STAY – Sleep near Hvammstangi. We stayed at the horse ranch Gauksmýri – complete with friendly Icelandic horses, deliciously fresh cod and warm lodgings.
Day 8 – West Iceland; Snæfellsnes Peninsula
We had breakfast at Gauksmýri before continuing on our way towards our next destination – the Snæfellsnes peninsula. This region in often toted as ‘Iceland in miniature’ – rugged coastline, rolling plains in the shadow of the Snæfellsjökull glacier. We detoured towards Road 59, which turned into Road 54 which circles around the entire peninsula, making a stop at Stykkishólmur (with it’s awesome Volcano Museum) and passing through Grundarfjörður. The scenery here is stunning and you see why it’s such a popular area. We stopped and did a few short hikes in the area, enjoying the return of clear blue skies and warmer weather.
Saying our final goodbyes to glaciers and volcanoes, we headed south on Road 54 towards Borgarnes, stopping for a lunch of traditional Icelandic soup at the Settlement Centre. The town itself is small and quiet, but stay awhile and walk around the peaceful harbour side and enjoy the countryside. We continued onwards to Reykjavik via the smokey Hvalfjörður Tunnel arriving back in the city in the evening time. After an evening stroll and dinner at one of the great restaurants on Austurstræti, we called it a day.
STAY – We stayed at Castle House Luxury Apartments, close to the central lake Tjörnin and close to Reykjavik City Hall and several museums.
Day 9 – Reykjavik and The Blue Lagoon
Our plan for the next day was to go on a dogsledding adventure – sadly unseasonably cold weather had caused icy conditions, injuring the paws of the dogs, so it was cancelled (remember how I said Icelandic weather conditions are harsh and unpredictable?). Not to worry, as we spent an entire morning and most of the afternoon mesmerised at the National Museum of Iceland – the collection of artefacts from the last few thousand years of Icelandic history is staggering, and the audio tour is highly recommended! We even got to have a bit of fun in Viking costume!

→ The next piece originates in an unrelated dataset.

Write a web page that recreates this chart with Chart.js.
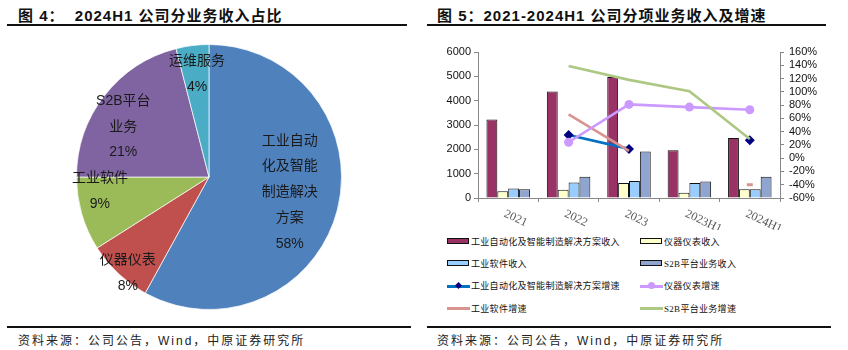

We then checked out the Reykjavik Volcano House, which offers two films running over 53 minutes on the eruption on the Westman Islands 1973 and the eruption of Eyjafjallajökull 2010 in South Iceland, and features some stunning videography. Afterwards, it was off to Reykjavik 871±2, a unique museum experience built around the archaeological remains of an ancient longhouse in the downtown area. After a stroll through the Old Harbour, we said goodbye to the capital and headed for our final relaxing stop – the Blue Lagoon.
STAY – We decided to stay close to the lagoon and Keflavík Airport because of an early flight – the Northern Light Inn offered surreal views around the lava fields of the Grindavik area and a good nights sleep.
Day 10 – Saying Goodbye
We emerged into the cold morning and made our way to the airport, hesitant and sad to say goodbye to Iceland. At the terminal we were lucky enough to spot the Icelander plane Hekla Aurora, decorated in the colors of the northern lights – the inside lightning of the plane gives a dazzling mood lighting display of the auroras. As the wheels of our plane left the ground, it was hard not to feel a little deflated. Our trip to Iceland had taken us to amazing locations, we’d met amazing people and had amazing adventures.
Iceland has taken told of our imaginations and our dreams – and we’ll definitely be back!
I hope this itinerary has inspired you to set out on your own stunning Icelandic adventure!
Have you been on a road trip of stunningly beautiful Iceland? What experiences and adventures did you have exploring the land of fire and ice?